Ich mochte Marcel Reich-Ranicki nie, diesen ewigen Besserwisser und elendigen Querulanten. Und doch nötigte einem seine Frische und Direktheit und die Abneigung gegenüber allem übertriebenem Pomp Respekt ab, ja sogar so, dass ich noch ein paar Worte darüber schreiben möchte.
Fast schon komische Züge nahm es an, wenn er seine faktisch vorhandene Deutungshoheit auf literarischem Gebiet im Gespräch mit ehrgeizigen Journalisten vehement abstritt. Er war Experte und verweigerte doch immer wieder aufs Neue jeden künstlerisch-kritischen Führungsanspruch. Und er verweigerte auch die medientauglichen Sätze: Hat die Literatur Sie gerettet, Herr Reick-Ranicki? Hat Sie Ihnen geholfen, mit der schrecklichen Vergangenheit fertig zu werden? Diesen Gefallen tat er den Feuilletonisten und ihren vorgefertigten Kategorien nie.
Dabei hätte er allen Grund dazu gehabt, Entsprechendes zu behaupten. Als jüdischer Pole, polnischer Jude geboren, ins Warschauer Ghetto deportiert, geflüchtet, versteckt, ständig in Angst und Bewegung, fast einziger Überlebender der eigenen Familie, später inhaftiert wegen „ideologischer Fremdheit“ und mit Publikationsverbot belegt – ein sehr schwieriges Leben steht zu Buche.
Da steht es fast symptomatisch da, dass einer, der so viel erleiden musste, sich später in der Behandlung deutschen Kulturgutes ergeht, sich an den Dichtern und Denkern zu schaffen macht, diese letztendlich viel viel besser kennt und versteht als noch die deutschesten Deutschen – und obendrein erfolgreich und berühmt damit wird.
Für mich ist er der Hauptschuldige daran, dass das Sprechen über Literatur von breiten Massen immer noch verlacht wird.

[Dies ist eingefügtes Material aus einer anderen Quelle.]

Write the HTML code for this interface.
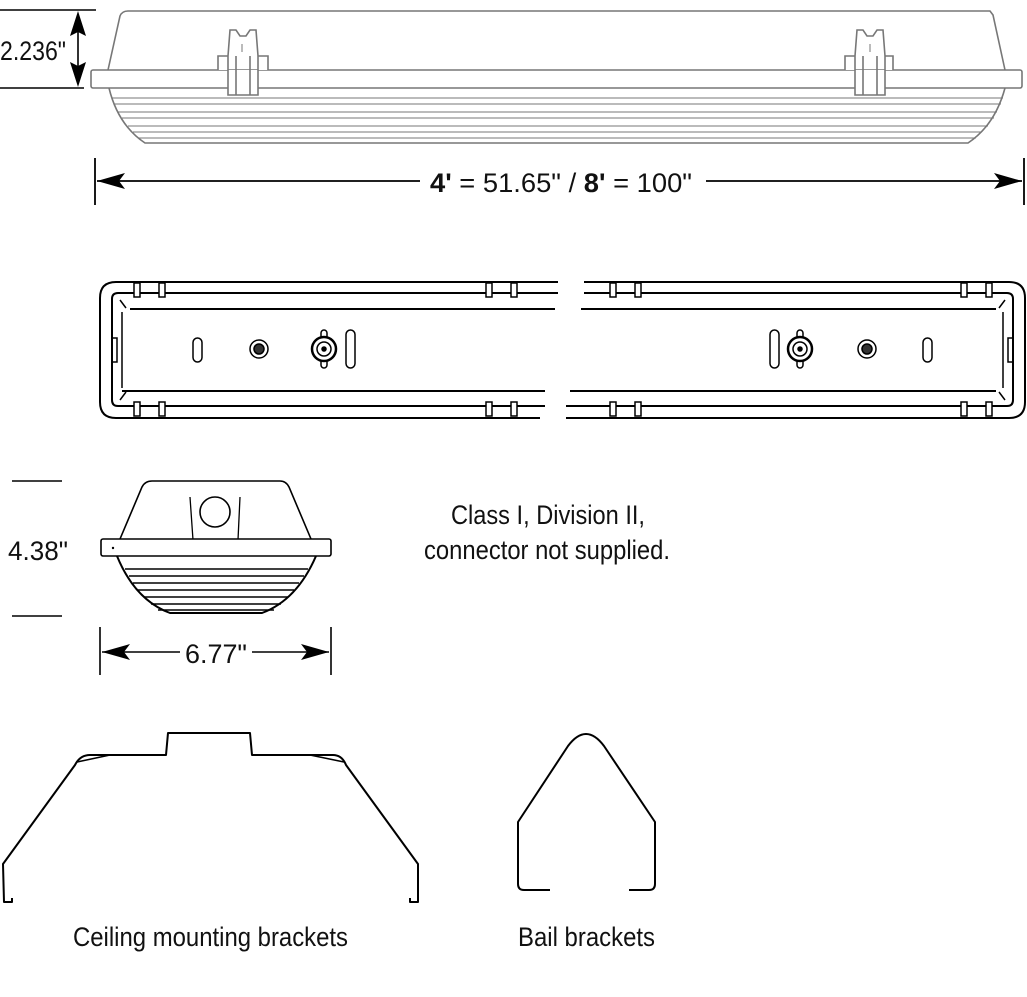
<!DOCTYPE html>
<html><head><meta charset="utf-8"><style>
html,body{margin:0;padding:0;background:#fff;}
svg{display:block;}
text{font-family:"Liberation Sans",sans-serif;fill:#111;}
</style></head><body>
<svg width="1027" height="997" viewBox="0 0 1027 997" xmlns="http://www.w3.org/2000/svg">
<defs>
<marker id="ah" viewBox="0 0 28 16" refX="28" refY="8" markerWidth="28" markerHeight="16" markerUnits="userSpaceOnUse" orient="auto-start-reverse"><path d="M0,0 L28,8 L0,16 L6,8 z" fill="#000"/></marker>
</defs>

<!-- TOP FIXTURE -->
<g fill="none" stroke="#777" stroke-width="1.6">
<path d="M108,70 L120,16 Q122,11 128,11 L990,11 L993,15 L1005,70"/>
<rect x="91" y="70" width="931" height="18" rx="2"/>
<path d="M109,88 Q118,125 145,143 L968,143 Q995,125 1005,88"/>
<path d="M112,98 L1003,98 M114,104 L1001,104 M118,112 L997,112 M122,118 L994,118 M128,126 L988,126 M133,132 L982,132 M138,138 L976,138" stroke-width="1.1"/>
<path d="M218,70 L218,56 L228,56 L228,95 L258,95 L258,56 L268,56 L268,70" fill="#fff"/>
<path d="M228,56 L230,30 L236,30 L240,36 L246,36 L250,30 L256,30 L258,56" fill="#fff"/>
<path d="M236,56 L236,95 M250,56 L250,95"/>
<path d="M242,44 L242,52" stroke-width="1"/>
<path d="M845,70 L845,56 L855,56 L855,95 L885,95 L885,56 L893,56 L893,70" fill="#fff"/>
<path d="M855,56 L857,30 L863,30 L867,36 L873,36 L877,30 L883,30 L885,56" fill="#fff"/>
<path d="M863,56 L863,95 M877,56 L877,95"/>
<path d="M870,44 L870,52" stroke-width="1"/>
</g>
<!-- 2.236 dimension -->
<g stroke="#000" stroke-width="1.6" fill="none">
<line x1="0" y1="10" x2="96" y2="10"/>
<line x1="0" y1="88" x2="84" y2="88"/>
<line x1="78" y1="32" x2="78" y2="66"/>
</g>
<path d="M78,11 L70,36 L78,32 L86,36 z M78,87 L70,62 L78,66 L86,62 z" fill="#000"/>
<text x="0" y="60" font-size="27" textLength="66" lengthAdjust="spacingAndGlyphs">2.236"</text>

<!-- length dimension -->
<g stroke="#000" stroke-width="1.8" fill="none">
<line x1="95" y1="158" x2="95" y2="205"/>
<line x1="1024" y1="158" x2="1024" y2="205"/>
<line x1="97" y1="181" x2="420" y2="181" marker-start="url(#ah)"/>
<line x1="706" y1="181" x2="1022" y2="181" marker-end="url(#ah)"/>
</g>
<text x="430" y="192" font-size="27" textLength="262" lengthAdjust="spacingAndGlyphs"><tspan font-weight="bold">4'</tspan> = 51.65" / <tspan font-weight="bold">8'</tspan> = 100"</text>

<!-- PLAN VIEW -->
<g fill="none" stroke="#000" stroke-width="2">
<path d="M558,282 L116,282 Q100,282 100,298 L100,402 Q100,418 116,418 L540,418"/>
<path d="M558,293 L118,293 Q112,293 112,299 L112,400 Q112,406 118,406 L545,406"/>
<line x1="130" y1="309" x2="555" y2="309"/>
<line x1="122" y1="391" x2="545" y2="391"/>
<path d="M120,300 L126,308 M120,400 L126,392 M122,312 L122,388" stroke-width="1.5"/>
<path d="M112,338 L117,338 L117,362 L112,362" stroke-width="1.5"/>
<path d="M584,282 L1009,282 Q1025,282 1025,298 L1025,402 Q1025,418 1009,418 L566,418"/>
<path d="M584,293 L1007,293 Q1013,293 1013,299 L1013,400 Q1013,406 1007,406 L566,406"/>
<line x1="581" y1="309" x2="996" y2="309"/>
<line x1="570" y1="391" x2="996" y2="391"/>
<path d="M1005,300 L999,308 M1005,400 L999,392 M1003,312 L1003,388" stroke-width="1.5"/>
<path d="M1013,338 L1008,338 L1008,362 L1013,362" stroke-width="1.5"/>
</g>
<g fill="#fff" stroke="#000" stroke-width="1.5">
<rect x="134" y="283" width="6" height="14"/><rect x="159" y="283" width="6" height="14"/>
<rect x="486" y="283" width="6" height="14"/><rect x="511" y="283" width="6" height="14"/>
<rect x="134" y="402" width="6" height="14"/><rect x="159" y="402" width="6" height="14"/>
<rect x="486" y="402" width="6" height="14"/><rect x="511" y="402" width="6" height="14"/>
<rect x="610" y="283" width="6" height="14"/><rect x="635" y="283" width="6" height="14"/>
<rect x="961" y="283" width="6" height="14"/><rect x="986" y="283" width="6" height="14"/>
<rect x="610" y="402" width="6" height="14"/><rect x="635" y="402" width="6" height="14"/>
<rect x="961" y="402" width="6" height="14"/><rect x="986" y="402" width="6" height="14"/>
<rect x="193" y="338" width="9" height="24" rx="4.5"/>
<circle cx="259" cy="349" r="9"/><circle cx="259" cy="349" r="5" fill="#333"/>
<rect x="321" y="330" width="6" height="38" rx="3"/>
<circle cx="324" cy="349" r="12" stroke-width="2.5"/><circle cx="324" cy="349" r="7"/><circle cx="324" cy="349" r="2" fill="#000"/>
<rect x="346" y="330" width="9" height="38" rx="4.5"/>
<rect x="770" y="330" width="9" height="38" rx="4.5"/>
<rect x="797" y="330" width="6" height="38" rx="3"/>
<circle cx="800" cy="349" r="12" stroke-width="2.5"/><circle cx="800" cy="349" r="7"/><circle cx="800" cy="349" r="2" fill="#000"/>
<circle cx="867" cy="349" r="9"/><circle cx="867" cy="349" r="5" fill="#333"/>
<rect x="923" y="338" width="9" height="24" rx="4.5"/>
</g>

<!-- END VIEW -->
<g stroke="#000" stroke-width="1.6" fill="none">
<line x1="12" y1="481" x2="62" y2="481"/>
<line x1="12" y1="616" x2="62" y2="616"/>
<path d="M120,539 L142,487 Q145,481 152,481 L280,481 Q286,481 289,487 L311,539"/>
<circle cx="215" cy="512" r="15"/>
<path d="M190,497 L193,540 M240,497 L238,540" stroke-width="1.3"/>
<rect x="101" y="539" width="230" height="17" rx="2" fill="#fff"/>
<path d="M117,556 Q135,600 170,613 L262,613 Q297,600 316,556" stroke-width="2"/>
<path d="M125,569 L308,569 M129,576 L304,576 M133,583 L299,583 M138,590 L294,590 M144,597 L288,597 M151,604 L281,604 M158,610 L274,610" stroke-width="1.4"/>
<line x1="100" y1="627" x2="100" y2="675"/>
<line x1="331" y1="627" x2="331" y2="675"/>
<line x1="102" y1="652" x2="180" y2="652" marker-start="url(#ah)"/>
<line x1="252" y1="652" x2="329" y2="652" marker-end="url(#ah)"/>
</g>
<circle cx="113" cy="548" r="1.2" fill="#000"/>
<text x="8" y="560" font-size="27" textLength="60" lengthAdjust="spacingAndGlyphs">4.38"</text>
<text x="185" y="663" font-size="27" textLength="62" lengthAdjust="spacingAndGlyphs">6.77"</text>

<text x="451" y="524" font-size="27" textLength="194" lengthAdjust="spacingAndGlyphs">Class I, Division II,</text>
<text x="424" y="559" font-size="27" textLength="246" lengthAdjust="spacingAndGlyphs">connector not supplied.</text>

<!-- BRACKETS -->
<g fill="none" stroke="#000" stroke-width="2" stroke-linejoin="round">
<path d="M12,898 L12,902 L4,902 L3,864 L75,765 Q80,755 90,755 L166,755 L168,733 L250,733 L252,755 L333,755 Q342,755 346,765 L418,864 L418,902 L410,902 L410,898"/>
<path d="M77,762 L110,755 M344,762 L310,755" stroke-width="1.6"/>
<path d="M550,890 L524,890 Q518,890 518,884 L518,822 L568,746 Q586,722 604,746 L655,822 L655,884 Q655,890 649,890 L629,890"/>
</g>
<text x="73" y="946" font-size="27" textLength="275" lengthAdjust="spacingAndGlyphs">Ceiling mounting brackets</text>
<text x="518" y="946" font-size="27" textLength="137" lengthAdjust="spacingAndGlyphs">Bail brackets</text>
</svg>
</body></html>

Zu präsent ist noch das Literarische Quartett, in dem Sendung für Sendung verstaubte, weltfremde Säcke mit professoralem Gestus scheinbar nichtssagende Floskeln austauschten. Und das Lustigste daran war auch immer noch, dass man ihnen einfach nicht zutraute, über die Sachen wirklich Bescheid zu wissen, über die sie da redeten, war es nun Sex, Tod, Gewalt oder Liebe. Und das färbte ab auf die Literatur, nach dem Motto: Wer nichts kann, kann immer noch labern und Seiten füllen.
Und trotzdem: Vielleicht wird nur dank MRR in Deutschland überhaupt über Literatur gesprochen? Schwierig zu beantworten. Auf jeden Fall bestimmte er die literarischen Debatten hier wie kein Zweiter, wie es kein akademischer Lehrer und kein Autor selbst je gekonnt hätten. Gerade in seinen Auseinandersetzungen, etwa mit Martin Walser oder Günter Grass, konnte diskutiert werden, in welcher Form Literatur in Deutschland überhaupt verhandelt wird.
Auch auf andere Medien wirkte er. Man denke nur an die Ablehnung des Deutschen Fernsehpreises für sein Lebenswerk (aus Ekel) und die dadurch angestoßene Diskussion über die Qualität der Unterhaltungsindustrie. Die Verfilmung seines eigenen Lebens – mit Matthias Schweighöfer als Marcel Reich-Ranicki – hat ihn übrigens „überhaupt nicht berührt“.
Was soll man noch sagen über diesen Mann, an dem sich die Literatur aufgerieben hat und dem sie so viel zu verdanken hat? Vielleicht dieses: Die Kraft der Literatur, so MRR einmal, werde häufig auch nur in einem einzigen Satz offenbar, den man ein Leben lang nicht mehr vergesse. Sein Satz (seine Sätze) war folgender, gelesen mit 12 oder 13 Jahren in der Vorrede zu Schillers Braut von Messina:
„Der Zuschauer will unterhalten sein. Das Vergnügen sucht er und ist unzufrieden, wenn man ihm da eine Anstrengung zumutet, wo er ein Spiel und eine Erholung erwartet. Es soll ein Spiel bleiben, aber ein poetisches. Alle Kunst ist der Freude gewidmet und es gibt keine höhere und ernsthaftere Aufgabe, als die Menschen zu beglücken.“
Reick-Ranickis Kommentar dazu:
„Seitdem weiß ich, was ich von der Literatur zu erwarten habe.“
Marcel Reich-Ranicki sagte einmal, er sei nicht glücklich und es auch nie gewesen. Am 18. September 2013 ist er im Alter von 93 Jahren in Frankfurt gestorben.